Chief executive, Now
Anecdotally, I've heard this from a few clients over the last weeks and months, so I think Goldman Sachs has got it about right. As companies look to decrease their overheads, the flexibility of an outsourced agency relationship is going to be appealing from a fixed-cost point of view – not to mention the additional benefits of access to a greater breadth and variety of talent, more objectivity and that external perspective that you just can't get in-house.
Managing director, Wunderman Thompson Inside
The accepted risks associated with creating a client-owned "in-house" operation prevail: attracting and developing top talent, the lack of positive tension a trusted third-party agency brings, insight and access to the right tools, technologies, partnerships and specialist skills.
It’s a bad time to go at it alone and gamble with marketing performance. Add to that a centrally imposed headcount freeze (or reduction) and the daily shifting of the sands of consumer confidence and behaviour, now is the time for clients to depend on agencies.
It is, though, no longer a binary agency versus in-house choice. Some agencies such as our Inside practice place permanent agency teams on site [in client offices], delivering the advantages of in-house teams (better speed, agility, efficiency, access to data, at a lower cost), but they are still a core part of our [own agency] business.
"Borderless working" is the new opportunity for agency and clients, and that includes client-owned operations. After all, in the US, 78% of Association of National Advertisers members already have an in-house team.
Chief executive, ID Comms
Amongst the many behavioural changes we've noticed during this pandemic, one of the most prominent has been advertisers’ increased focus on examining and interrogating internal media operating structures. The crisis has been a catalyst for improvement in current media management processes; internal operational change has been actioned, providing greater clarity on the role and remit their agency partners will play in delivering media value in the future.
The process of deciding "what to build" and "what to buy" has become a far more strategic decision, rather than simply a tactical one.
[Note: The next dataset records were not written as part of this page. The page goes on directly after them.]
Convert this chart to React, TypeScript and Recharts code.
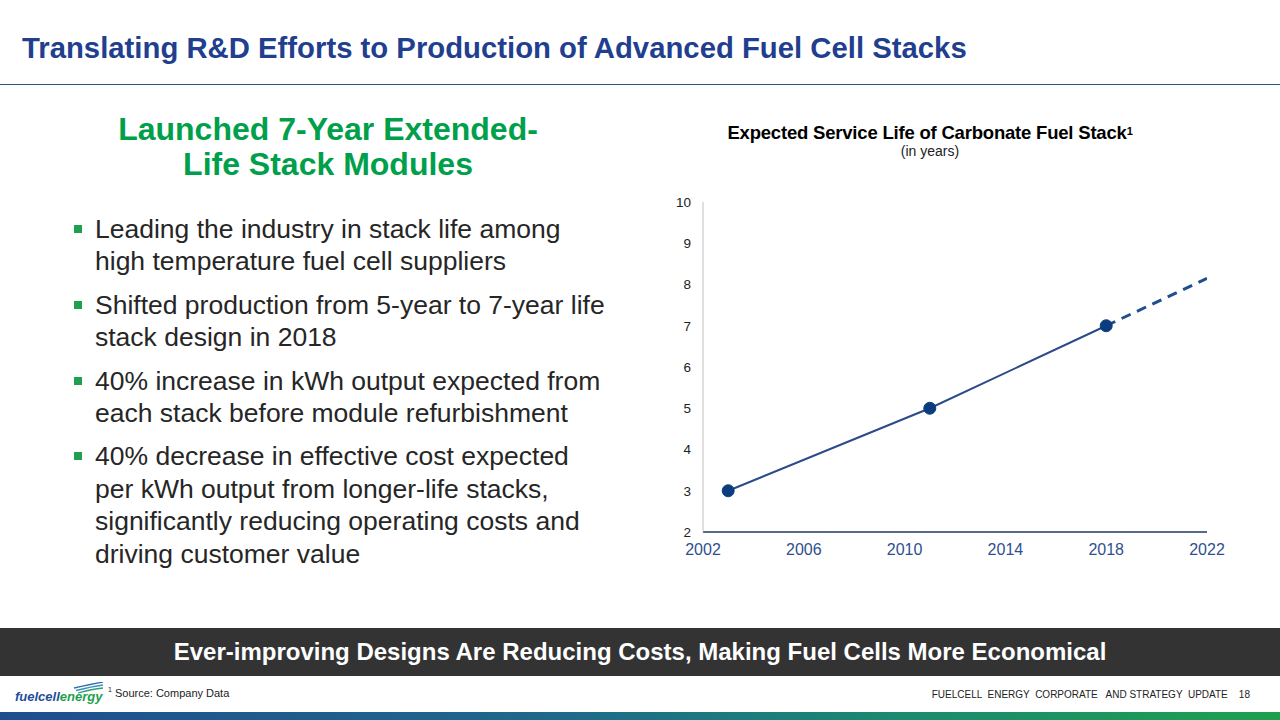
import React from "react";
import { LineChart, Line, XAxis, YAxis } from "recharts";

const actualYears = [2003, 2011, 2018];
const actualLife = [3, 5, 7];
const projectedYears = [2018, 2022];
const projectedLife = [7, 8.15];
const xTicks = [2002, 2006, 2010, 2014, 2018, 2022];
const yTicks = [2, 3, 4, 5, 6, 7, 8, 9, 10];

const bullets = [
  ["Leading the industry in stack life among", "high temperature fuel cell suppliers"],
  ["Shifted production from 5-year to 7-year life", "stack design in 2018"],
  ["40% increase in kWh output expected from", "each stack before module refurbishment"],
  [
    "40% decrease in effective cost expected",
    "per kWh output from longer-life stacks,",
    "significantly reducing operating costs and",
    "driving customer value",
  ],
];

type Row = { year: number; actual?: number | null; projected?: number | null };

const chartData: Row[] = (() => {
  const map = new Map<number, Row>();
  actualYears.forEach((y, i) => {
    map.set(y, { ...(map.get(y) || { year: y }), actual: actualLife[i] });
  });
  projectedYears.forEach((y, i) => {
    map.set(y, { ...(map.get(y) || { year: y }), projected: projectedLife[i] });
  });
  return Array.from(map.values()).sort((a, b) => a.year - b.year);
})();

const FONT = "'Liberation Sans', Arial, sans-serif";

export default function App() {
  return (
    <div
      style={{
        position: "absolute",
        left: 0,
        top: 0,
        width: 1280,
        height: 720,
        background: "#ffffff",
        fontFamily: FONT,
        overflow: "hidden",
      }}
    >
      {/* Title */}
      <div
        style={{
          position: "absolute",
          left: 22,
          top: 31,
          fontSize: 29.3,
          lineHeight: "34px",
          fontWeight: "bold",
          color: "#213F8E",
          whiteSpace: "nowrap",
        }}
      >
        Translating R&amp;D Efforts to Production of Advanced Fuel Cell Stacks
      </div>
      <div
        style={{
          position: "absolute",
          left: 0,
          top: 84,
          width: 1280,
          height: 1,
          background: "#2E5A78",
        }}
      />

      {/* Green heading */}
      <div
        style={{
          position: "absolute",
          left: 28,
          width: 600,
          top: 112,
          textAlign: "center",
          fontSize: 32,
          fontWeight: "bold",
          color: "#00A04B",
          lineHeight: "35px",
          whiteSpace: "nowrap",
        }}
      >
        <div>Launched 7-Year Extended-</div>
        <div>Life Stack Modules</div>
      </div>

      {/* Bullets */}
      <div style={{ position: "absolute", left: 72, top: 213, width: 600 }}>
        {bullets.map((lines, bi) => (
          <div key={bi} style={{ position: "relative", marginBottom: 11 }}>
            <div
              style={{
                position: "absolute",
                left: 2,
                top: 12,
                width: 8,
                height: 8,
                background: "#1FA04E",
              }}
            />
            <div
              style={{
                marginLeft: 23,
                fontSize: 26.5,
                lineHeight: "32.4px",
                color: "#262626",
                whiteSpace: "nowrap",
              }}
            >
              {lines.map((l, li) => (
                <div key={li}>{l}</div>
              ))}
            </div>
          </div>
        ))}
      </div>

      {/* Chart title */}
      <div
        style={{
          position: "absolute",
          left: 680,
          width: 500,
          top: 122,
          textAlign: "center",
          color: "#000",
          whiteSpace: "nowrap",
        }}
      >
        <div style={{ fontSize: 18.5, fontWeight: "bold", lineHeight: "21px", letterSpacing: -0.2 }}>
          Expected Service Life of Carbonate Fuel Stack
          <sup style={{ fontSize: 11, verticalAlign: "top", position: "relative", top: -1 }}>1</sup>
        </div>
        <div style={{ fontSize: 14, lineHeight: "17px", color: "#222" }}>(in years)</div>
      </div>

      {/* Chart */}
      <div style={{ position: "absolute", left: 640, top: 180 }}>
        <LineChart
          width={600}
          height={400}
          data={chartData}
          margin={{ top: 22, right: 33, bottom: 18, left: 0 }}
        >
          <XAxis
            dataKey="year"
            type="number"
            domain={[2002, 2022]}
            ticks={xTicks}
            allowDataOverflow
            height={30}
            tickLine={false}
            tickSize={0}
            tickMargin={12}
            axisLine={{ stroke: "#1F3864", strokeWidth: 1.5 }}
            tick={{ fill: "#2F4F8F", fontSize: 16, fontFamily: FONT }}
          />
          <YAxis
            type="number"
            domain={[2, 10]}
            ticks={yTicks}
            width={63}
            tickLine={false}
            tickSize={0}
            tickMargin={12}
            axisLine={{ stroke: "#BFBFBF", strokeWidth: 1 }}
            tick={{ fill: "#222222", fontSize: 13.5, fontFamily: FONT }}
          />
          <Line
            dataKey="projected"
            stroke="#1F4E8C"
            strokeWidth={3}
            strokeDasharray="10 7"
            dot={false}
            activeDot={false}
            connectNulls
            isAnimationActive={false}
          />
          <Line
            dataKey="actual"
            stroke="#2B4A8A"
            strokeWidth={2}
            dot={{ r: 6, fill: "#0B3D7E", stroke: "#0B3D7E", strokeWidth: 1 }}
            activeDot={false}
            connectNulls
            isAnimationActive={false}
          />
        </LineChart>
      </div>

      {/* Dark band */}
      <div
        style={{
          position: "absolute",
          left: 0,
          top: 628,
          width: 1280,
          height: 48,
          background: "#333333",
          color: "#ffffff",
          fontWeight: "bold",
          fontSize: 24,
          lineHeight: "48px",
          textAlign: "center",
          whiteSpace: "nowrap",
        }}
      >
        Ever-improving Designs Are Reducing Costs, Making Fuel Cells More Economical
      </div>

      {/* Footer logo */}
      <div style={{ position: "absolute", left: 12, top: 682 }}>
        <svg width={92} height={26}>
          <path d="M62 6 Q80 2 91 0" stroke="#2E6FB0" strokeWidth={1.3} fill="none" />
          <path d="M64 8.5 Q80 4.5 91 3" stroke="#3A8FC0" strokeWidth={1.3} fill="none" />
          <path d="M66 11 Q80 7 91 6" stroke="#30A070" strokeWidth={1.3} fill="none" />
          <text
            x={3}
            y={19}
            fontSize={13}
            fontStyle="italic"
            fontWeight="bold"
            fontFamily={FONT}
          >
            <tspan fill="#1F4E9A">fuelcell</tspan>
            <tspan fill="#1FA04E">energy</tspan>
          </text>
        </svg>
      </div>
      <div
        style={{
          position: "absolute",
          left: 108,
          top: 686,
          fontSize: 11,
          color: "#222",
          whiteSpace: "nowrap",
        }}
      >
        <sup style={{ fontSize: 7 }}>1</sup> Source: Company Data
      </div>
      <div
        style={{
          position: "absolute",
          right: 30,
          top: 689,
          fontSize: 10,
          color: "#222",
          whiteSpace: "pre",
        }}
      >
        {"FUELCELL  ENERGY  CORPORATE   AND STRATEGY  UPDATE    18"}
      </div>

      {/* Bottom gradient bar */}
      <div
        style={{
          position: "absolute",
          left: 0,
          top: 712,
          width: 1280,
          height: 8,
          background: "linear-gradient(to right, #1F4E8F 0%, #1F6A8A 45%, #1A8A70 70%, #1EA04E 100%)",
        }}
      />
    </div>
  );
}
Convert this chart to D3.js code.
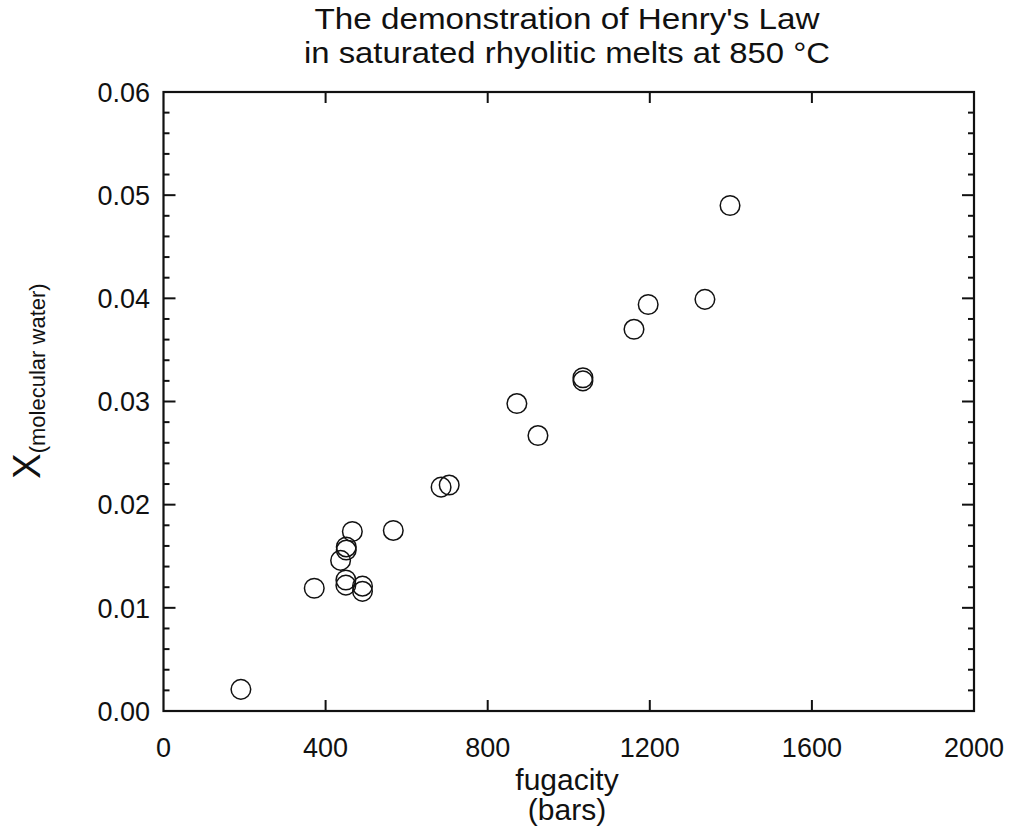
<!DOCTYPE html>
<html><head><meta charset="utf-8">
<script src="https://cdn.jsdelivr.net/npm/d3@7"></script>
<style>body{margin:0;background:#fff}svg text{font-family:"Liberation Sans",Arial,sans-serif;fill:#111}</style>
</head><body><svg id="c" width="1011" height="835"></svg>
<script>
const fugacity = [191, 372, 466, 451, 451, 437, 450, 450, 491, 491, 567, 685, 705, 872, 924, 1035, 1035, 1161, 1196, 1336, 1398];
const xMolecularWater = [0.0021, 0.0119, 0.0174, 0.0159, 0.0156, 0.0146, 0.0127, 0.0122, 0.0121, 0.0116, 0.0175, 0.0217, 0.0219, 0.0298, 0.0267, 0.0323, 0.0320, 0.0370, 0.0394, 0.0399, 0.0490];
const xTicks = [0, 400, 800, 1200, 1600, 2000];
const yTicks = [0, 0.01, 0.02, 0.03, 0.04, 0.05, 0.06];
const yMinorTicks = d3.range(0, 31).map(i => i * 0.002);
const titleLines = ["The demonstration of Henry's Law", "in saturated rhyolitic melts at 850 °C"];

const svg = d3.select("#c");
const L = 163.5, R = 974, T = 92, B = 711;
const x = d3.scaleLinear().domain([0, 2000]).range([L, R]);
const y = d3.scaleLinear().domain([0, 0.06]).range([B, T]);

// ticks
const g = svg.append("g").attr("stroke", "#111").attr("stroke-width", 2);
const minorOnly = yMinorTicks.filter(v => !yTicks.some(t => Math.abs(t - v) < 1e-9));
[[L, 1], [R, -1]].forEach(([px, dir]) => {
  g.selectAll(null).data(minorOnly).join("line")
    .attr("x1", px).attr("x2", px + dir * 6).attr("y1", d => y(d)).attr("y2", d => y(d));
  g.selectAll(null).data(yTicks).join("line")
    .attr("x1", px).attr("x2", px + dir * 12).attr("y1", d => y(d)).attr("y2", d => y(d));
});
[[B, -1], [T, 1]].forEach(([py, dir]) => {
  g.selectAll(null).data(xTicks.slice(1, -1)).join("line")
    .attr("y1", py).attr("y2", py + dir * 11).attr("x1", d => x(d)).attr("x2", d => x(d));
});
svg.append("rect").attr("x", L).attr("y", T).attr("width", R - L).attr("height", B - T)
  .attr("fill", "none").attr("stroke", "#111").attr("stroke-width", 2.2);

// tick labels
svg.selectAll(null).data(yTicks).join("text")
  .attr("x", 150).attr("y", d => y(d)).attr("dy", "0.36em").attr("text-anchor", "end")
  .attr("font-size", 27).text(d => d3.format(".2f")(d));
svg.selectAll(null).data(xTicks).join("text")
  .attr("x", d => x(d)).attr("y", 757).attr("text-anchor", "middle")
  .attr("font-size", 27).text(d => d);

// points
svg.append("g").selectAll("circle").data(fugacity.map((f, i) => [f, xMolecularWater[i]])).join("circle")
  .attr("cx", d => x(d[0])).attr("cy", d => y(d[1])).attr("r", 9.8)
  .attr("fill", "none").attr("stroke", "#111").attr("stroke-width", 1.5);

// titles
const cx = 567;
const titleWidths = [505, 526];
svg.selectAll(null).data(titleLines).join("text")
  .attr("x", cx).attr("y", (d, i) => 29 + i * 34).attr("text-anchor", "middle")
  .attr("font-size", 30).attr("textLength", (d, i) => titleWidths[i])
  .attr("lengthAdjust", "spacingAndGlyphs").text(d => d);
svg.append("text").attr("x", cx).attr("y", 790).attr("text-anchor", "middle").attr("font-size", 30).text("fugacity");
svg.append("text").attr("x", cx).attr("y", 820).attr("text-anchor", "middle").attr("font-size", 30).text("(bars)");

// y label
const yl = svg.append("text").attr("transform", "translate(40,381) rotate(-90)").attr("text-anchor", "middle");
yl.append("tspan").attr("font-size", 38).text("X");
yl.append("tspan").attr("font-size", 22).attr("dy", 5).text("(molecular water)");
</script></body></html>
It’s too early to say whether this will ultimately result in less in-housing, but decisions being made by advertisers are being driven by an overarching desire to ensure greater accountability of media value generation.
Chief strategy officer, Ebiquity
While we’ve seen a steady march towards in-housing, Covid-19 is causing a rethink. Brands are having more open discussions with agency partners and looking for more flexible options. We’ve always sounded a word of caution to brands looking to fully move to in-housing and this is a good opportunity to rethink and consider all options. In-housing is not a black or white decision – there are different pros and cons for marketers depending on their strategy, focus, scale and complexity.
Coronavirus has amplified the need for a robust business case for in-housing, as well as an environment ripe for fresh thinking. While the motivation for some brands is to take control, there are simpler ways of achieving this outcome without additional risk.
As flexibility and agility accelerates, brands are revisiting alternatives to in-housing. Agencies have retooled their approach in light of leaner marketing budgets and faster planning and production cycles. The end result may be a healthier agency ecosystem that delivers the flexibility, and results, brands require.